There are times when we are forced to take a break from it all. It could be that our bodies begin to shut down through illness. There are times when we simply can’t keep our eyes open because we’re exhausted. Sometimes we just find ourselves somewhere where we can’t stay connected and the world has to wait until we return (although, to our humbling, it seldom does).

This was the case my family found itself in when we spent a week at a cottage at the beginning of August. My wife and I are blessed in that we are both teachers and enjoy an abundance of down time through the summer (there are moments between September and June when we don’t see this as much of a blessing, but we knew that before we even started our careers), but even with all that down time, we find we are increasingly busy through the summer months catching up on everything we put off during the school year, along with new jobs that always seem to come along. We find that we’re just as attached to the internet (via computer, phone and tablet) through the summer as we are during the school year, and now that our son has hit his pre-teen years, he seems to be as connected, if not more, than we are.

So a week at the cottage with no WiFi was a blessing of a forced sabbatical.

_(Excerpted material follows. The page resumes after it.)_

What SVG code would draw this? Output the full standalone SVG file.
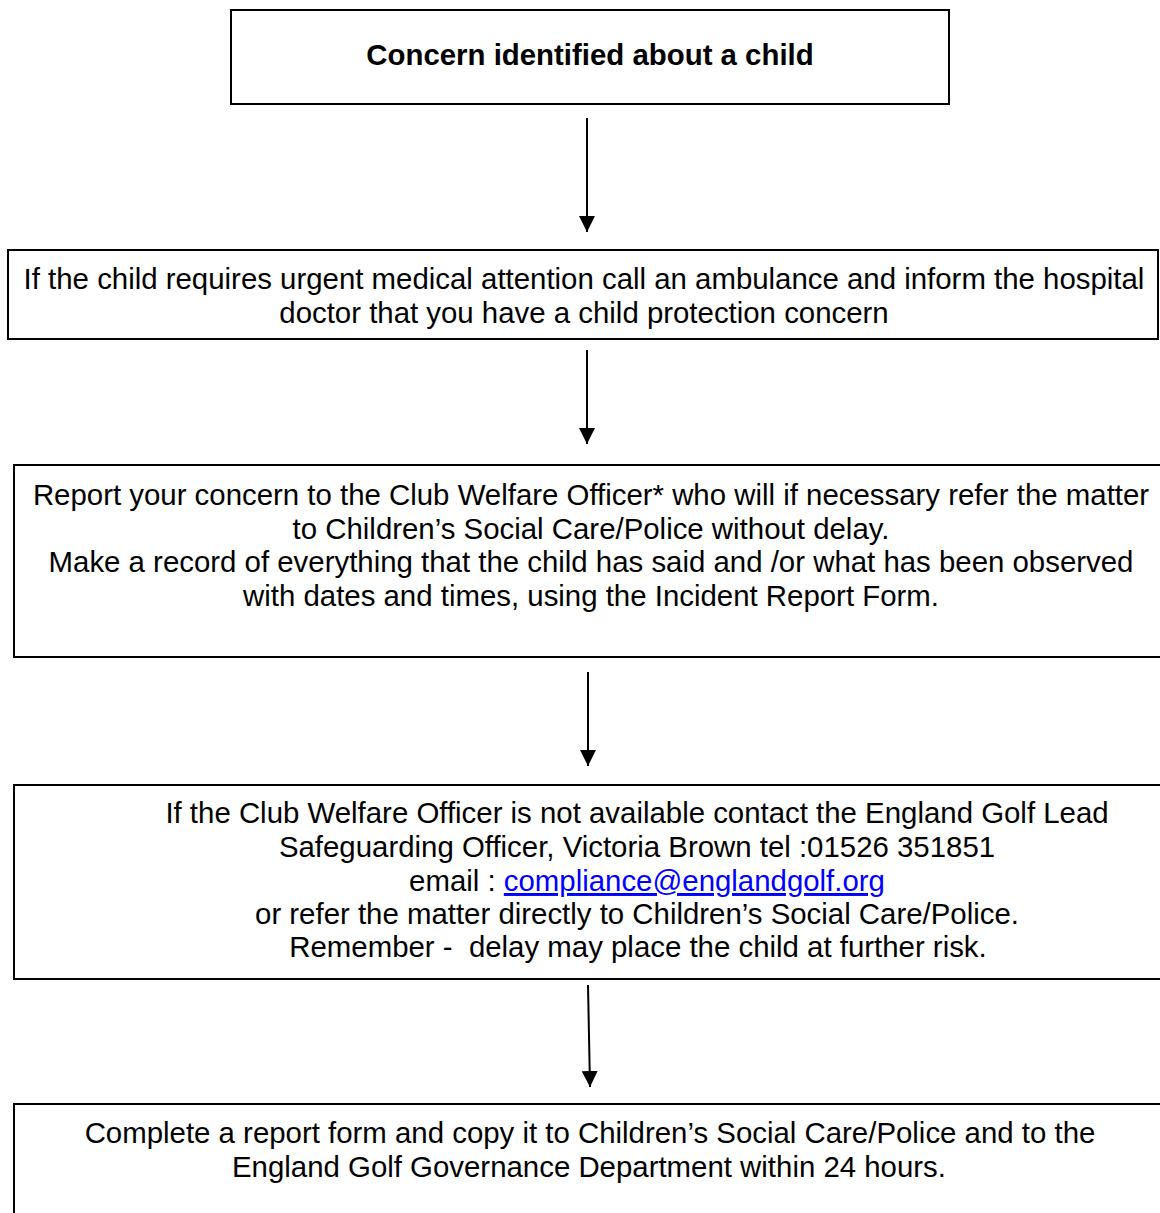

We still had our phones to keep in touch with family, but not being able to check e-mail, Facebook and Twitter took a few days to get used to. Being able to see the number of interactions without being able to follow-up on them had me twitching the first day or two, but then I learned to ignore them and revel more in the beauty of God’s Creation spread out before me.

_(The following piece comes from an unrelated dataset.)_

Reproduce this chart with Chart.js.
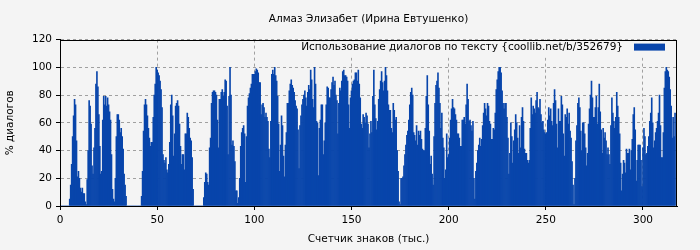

Instead of staring blankly into my phone’s tiny screen, here are a few of the things during that week that was set apart (made holy):

·         Read Scripture and sip coffee beside a lake so calm it was mirror-like;

·         Pray and meditate deeply on the Rosary with my son;

·         Have Wildlife-Wednesday where I came to within 10 feet of loons, turtles, a crane, snakes, frogs, chipmunks, squirrels, geese, fish, and a lake otter;

·         Canoe and chat with my son for over an hour each day;

·         Paddle-boat with my wife;

·         Have water-noodle fights with my son;

·         Fish off the end of the dock;

·         Read in a mission church the size of my classroom.

By no means is this list definitive, it’s just the tip of the iceberg, but I found as the week went on that my pulse slowed, my shoulders relaxed and I enjoyed the leisurely pace of our mini-sabbatical. Gone were the worries of meeting deadlines, getting to appointments and the frustration of once again being invited to play an internet game.

This mini-sabbatical gave me a deeper appreciation of what the Sabbath really is: holy time, hallowed time, time set a part to truly appreciate what God has created and to thank Him for the countless blessings in my life.